Suara.com - Menteri Hukum dan Hak Asasi Manusia, Yasonna Hamonangan Laoly mengatakan bahwa ada salah paham dari masyarakat terkait revisi undang-undang Nomor 60 Tahun 2002 tentang KPK. Karenanya, hal itu pula yang melatarbelakangi Presiden Joko Widodo untuk memutuskan menunda revisi UU tersebut.
"RUU KPK itu kan ditunda pembahasannya. Supaya disosialisasikan dulu. Karena ada salah persepsi di masyarakat tampaknya. Seolah-olah KPK ini akan kita kubur hidup-hidup. Ini kan tidak begitu," kata Yasonna di Royal Kuningan Hitel Jalan Kuningan Persada, Jakarta Selatan, Rabu(24/2/2016).
Menurutnya, seharusnya masyarakat memahami usaha untuk merevisi UU tersebut. Pasalnya, KPK sebagai sebuah lembaga independen yang mempunyai kewenangan yang besar harus perlu diawasi.
Hal tersebut berkaitan dengan salah satu poin dari draf revisi UU tersebut yakni akan dibentuk badan pengawas KPK.

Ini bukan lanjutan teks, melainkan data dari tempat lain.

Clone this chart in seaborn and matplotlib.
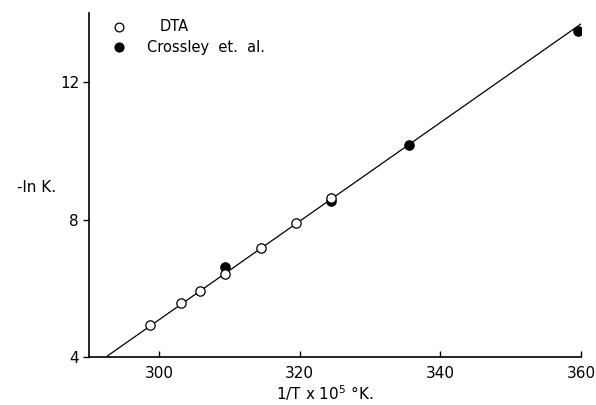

"Kan Pak Luhut sudah mengatakan empat poin itu. Di manapun di dalam sistem ketatanegaraan modern harus ada pengawasan. Apalagi ada suatu lembaga yang punya kewenangan besar, secara peradaban modern kelembagaan negara, harus ada pengawasan," katanya.
Lebih lanjut Politisi PDI Perjuangan tersebut menjelaskan bahwa dibentuknya Dewan Pengawas tersebut untuk menciptakan sistem yang seimbang, karena adanya saling mengawasi. Hal itu dapat terjadi misalnya DPR yang membuat UU bisa saja digagalkan oleh Mahkamah Konstotusi yang menilai apakah UU tersebut sesuai konstitusi atau tidak.
"Begitu juga dengan KPK, dengan adanya dewan pengawas, bukan untuk memberangus kewenangan pimpinan. Kita atur dengan baik. Karena manusia belum ada yang sekelas malaikat. Mungkin sekarang ada terpilih komisioner KPK, belum adalah sekelas mereka. Karena manusia itu punya kelemahan-kelemahan. Mungkin sekarang tidak, tapi kita atur dengan baik," kata Yasonna.